Section 17.Section 409A. This Agreement is intended to comply with Section 409A or an exemption thereunder and will be construed and administered in accordance with Section 409A. The PRSUs granted hereunder will be subject to Section 17 of the Plan. Notwithstanding the foregoing, the Company makes no representations that the payments and benefits provided under this Agreement comply with Section 409A and in no event shall the Company be liable for all or any portion of any taxes, penalties, interest or other expenses that may be incurred by the Grantee on account of non-compliance with Section 409A.
Section 18.Taxes; Withholding. The Grantee acknowledges and agrees that if required by law, the Company may withhold or cause to be withheld federal, state and/or local income or any other applicable taxes in connection with the vesting or settlement of the PRSUs in accordance with the provisions of the Plan. Notwithstanding the generality of the foregoing, all payments or distributions in respect of the PRSUs or with respect thereto shall be net of any amounts required to be withheld pursuant to applicable federal, national, state and local tax withholding requirements. The Company shall have the right to withhold the amount of such taxes from any other sums due or to become due from the Company to the Grantee as the Company shall determine. The Company may, in its discretion and subject to such rules as it may adopt (including any as may be required to satisfy applicable tax), permit the Grantee to pay all or a portion of the federal, national, state and local withholding taxes arising in connection with the vesting or settlement of the PRSUs and any payments or distributions with respect thereto by electing to have the Company withhold Shares having a Fair Market Value equal to the amount to be withheld.

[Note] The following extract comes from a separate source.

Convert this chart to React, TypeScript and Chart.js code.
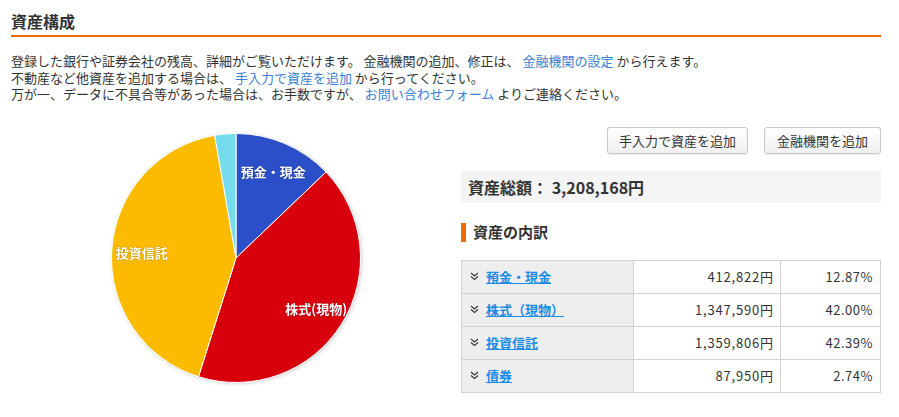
import React, { useEffect, useRef } from "react";
import { Chart, registerables } from "chart.js";

Chart.register(...registerables);

// ---- data ----
const categories = ["預金・現金", "株式(現物)", "投資信託", "債券"];
const tableLabels = ["預金・現金", "株式（現物）", "投資信託", "債券"];
const amounts = [412822, 1347590, 1359806, 87950];
const amountLabels = ["412,822", "1,347,590", "1,359,806", "87,950"];
const percentLabels = ["12.87%", "42.00%", "42.39%", "2.74%"];
const sliceColors = ["#2a4fc9", "#d9000e", "#fdbb00", "#74dced"];
const showSliceLabel = [true, true, true, false];
const totalLabel = "3,208,168円";

const FONT = "'Noto Sans CJK JP', 'Noto Sans', sans-serif";

const shadowPlugin = {
  id: "pieShadow",
  beforeDatasetsDraw(chart: any) {
    const meta = chart.getDatasetMeta(0);
    const arc = meta.data[0];
    if (!arc) return;
    const { x, y, outerRadius } = arc.getProps(["x", "y", "outerRadius"], true);
    const ctx = chart.ctx;
    ctx.save();
    ctx.shadowColor = "rgba(0,0,0,0.22)";
    ctx.shadowBlur = 4;
    ctx.shadowOffsetX = 1;
    ctx.shadowOffsetY = 1;
    ctx.beginPath();
    ctx.arc(x, y, outerRadius, 0, Math.PI * 2);
    ctx.fillStyle = "#ffffff";
    ctx.fill();
    ctx.restore();
  },
};

const labelPlugin = {
  id: "sliceLabels",
  afterDatasetsDraw(chart: any) {
    const meta = chart.getDatasetMeta(0);
    const ctx = chart.ctx;
    ctx.save();
    ctx.font = `bold 13px ${FONT}`;
    ctx.fillStyle = "#ffffff";
    ctx.textAlign = "center";
    ctx.textBaseline = "middle";
    ctx.shadowColor = "rgba(0,0,0,0.35)";
    ctx.shadowBlur = 2;
    meta.data.forEach((arc: any, i: number) => {
      if (!showSliceLabel[i]) return;
      const { x, y, startAngle, endAngle, outerRadius } = arc.getProps(
        ["x", "y", "startAngle", "endAngle", "outerRadius"],
        true
      );
      const mid = (startAngle + endAngle) / 2;
      const r = outerRadius - 30;
      ctx.fillText(categories[i], x + Math.cos(mid) * r, y + Math.sin(mid) * r + 1);
    });
    ctx.restore();
  },
};

function PieChart() {
  const ref = useRef<HTMLCanvasElement | null>(null);
  useEffect(() => {
    if (!ref.current) return;
    const chart = new Chart(ref.current, {
      type: "pie",
      data: {
        labels: categories,
        datasets: [
          {
            data: amounts,
            backgroundColor: sliceColors,
            borderColor: "#ffffff",
            borderWidth: 1,
          },
        ],
      },
      options: {
        animation: false,
        responsive: false,
        devicePixelRatio: 1,
        layout: { padding: 20 },
        plugins: {
          legend: { display: false },
          tooltip: { enabled: false },
        },
      },
      plugins: [shadowPlugin, labelPlugin],
    });
    return () => chart.destroy();
  }, []);
  return (
    <canvas
      ref={ref}
      width={290}
      height={290}
      style={{ position: "absolute", left: 91, top: 113, width: 290, height: 290 }}
    />
  );
}

function Chevron() {
  return (
    <svg width="9" height="9" viewBox="0 0 9 9" style={{ position: "absolute", left: 8, top: 11 }}>
      <polyline points="1,1 4.5,4 8,1" fill="none" stroke="#333" strokeWidth="1.1" />
      <polyline points="1,4.5 4.5,7.5 8,4.5" fill="none" stroke="#333" strokeWidth="1.1" />
    </svg>
  );
}

const descLink: React.CSSProperties = { color: "#3a7fd5" };

export default function App() {
  const rowTops = [260, 293, 326, 359];
  const rowH = 33;
  return (
    <div
      style={{
        position: "absolute",
        left: 0,
        top: 0,
        width: 899,
        height: 417,
        background: "#fff",
        fontFamily: FONT,
        color: "#333",
        overflow: "hidden",
      }}
    >
      <div style={{ position: "absolute", left: 11, top: 9, fontSize: 16, fontWeight: "bold", lineHeight: "24px", color: "#333" }}>
        資産構成
      </div>
      <div style={{ position: "absolute", left: 11, top: 35, width: 870, height: 2, background: "#ec6a00" }} />

      <div style={{ position: "absolute", left: 11, top: 52, fontSize: 13, lineHeight: "17px", whiteSpace: "nowrap" }}>
        登録した銀行や証券会社の残高、詳細がご覧いただけます。 金融機関の追加、修正は、 <span style={descLink}>金融機関の設定</span> から行えます。
      </div>
      <div style={{ position: "absolute", left: 11, top: 69, fontSize: 13, lineHeight: "17px", whiteSpace: "nowrap" }}>
        不動産など他資産を追加する場合は、 <span style={descLink}>手入力で資産を追加</span> から行ってください。
      </div>
      <div style={{ position: "absolute", left: 11, top: 85, fontSize: 13, lineHeight: "17px", whiteSpace: "nowrap" }}>
        万が一、データに不具合等があった場合は、お手数ですが、 <span style={descLink}>お問い合わせフォーム</span> よりご連絡ください。
      </div>

      <PieChart />

      {[
        { left: 607, width: 141, text: "手入力で資産を追加" },
        { left: 764, width: 117, text: "金融機関を追加" },
      ].map((b) => (
        <div
          key={b.text}
          style={{
            position: "absolute",
            left: b.left,
            top: 127,
            width: b.width,
            height: 27,
            boxSizing: "border-box",
            border: "1px solid #c8c8c8",
            borderRadius: 3,
            background: "linear-gradient(#ffffff, #f1f1f1)",
            boxShadow: "0 1px 1px rgba(0,0,0,0.08)",
            fontSize: 13,
            lineHeight: "25px",
            textAlign: "center",
            color: "#333",
          }}
        >
          {b.text}
        </div>
      ))}

      <div
        style={{
          position: "absolute",
          left: 461,
          top: 171,
          width: 420,
          height: 32,
          background: "#f4f4f4",
          borderRadius: 3,
        }}
      >
        <div style={{ position: "absolute", left: 7, top: 0, lineHeight: "32px", fontSize: 16, fontWeight: "bold", whiteSpace: "nowrap" }}>
          資産総額： {totalLabel}
        </div>
      </div>

      <div style={{ position: "absolute", left: 461, top: 223, width: 5, height: 19, background: "#ec6a00" }} />
      <div style={{ position: "absolute", left: 473, top: 221, fontSize: 15, fontWeight: "bold", lineHeight: "22px" }}>
        資産の内訳
      </div>

      <div
        style={{
          position: "absolute",
          left: 461,
          top: 260,
          width: 420,
          height: 133,
          boxSizing: "border-box",
          border: "1px solid #d2d2d2",
        }}
      />
      {tableLabels.map((lab, i) => (
        <React.Fragment key={lab}>
          <div
            style={{
              position: "absolute",
              left: 462,
              top: rowTops[i] + 1,
              width: 171,
              height: rowH - 1,
              background: "#eeeeee",
            }}
          >
            <Chevron />
            <span
              style={{
                position: "absolute",
                left: 24,
                top: 0,
                lineHeight: "32px",
                fontSize: 13,
                fontWeight: "bold",
                color: "#1a8ce6",
                textDecoration: "underline",
                whiteSpace: "nowrap",
              }}
            >
              {lab}
            </span>
          </div>
          <div
            style={{
              position: "absolute",
              left: 633,
              top: rowTops[i] + 1,
              width: 140,
              height: rowH - 1,
              lineHeight: "32px",
              fontSize: 13,
              textAlign: "right",
              whiteSpace: "nowrap",
            }}
          >
            <span style={{ letterSpacing: "0.8px" }}>{amountLabels[i]}</span>円
          </div>
          <div
            style={{
              position: "absolute",
              left: 780,
              top: rowTops[i] + 1,
              width: 93,
              height: rowH - 1,
              lineHeight: "32px",
              fontSize: 13,
              textAlign: "right",
              letterSpacing: "0.5px",
              whiteSpace: "nowrap",
            }}
          >
            {percentLabels[i]}
          </div>
          {i > 0 && (
            <div style={{ position: "absolute", left: 461, top: rowTops[i], width: 420, height: 1, background: "#d2d2d2" }} />
          )}
        </React.Fragment>
      ))}
      <div style={{ position: "absolute", left: 633, top: 260, width: 1, height: 133, background: "#d2d2d2" }} />
      <div style={{ position: "absolute", left: 780, top: 260, width: 1, height: 133, background: "#d2d2d2" }} />
    </div>
  );
}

Section 19.Amendment and Termination. Subject to the terms of the Plan, this Agreement may not be amended or terminated unless such amendment or termination is in writing and duly executed by each of the parties hereto.
(SIGNATURES ON FOLLOWING PAGE)
IN WITNESS WHEREOF, the Company has executed this Agreement on the date and year first written above.
SEACOR MARINE HOLDINGS INC.
The undersigned hereby accepts, and agrees to, all terms and provisions of the foregoing Performance Restricted Stock Unit Grant Agreement.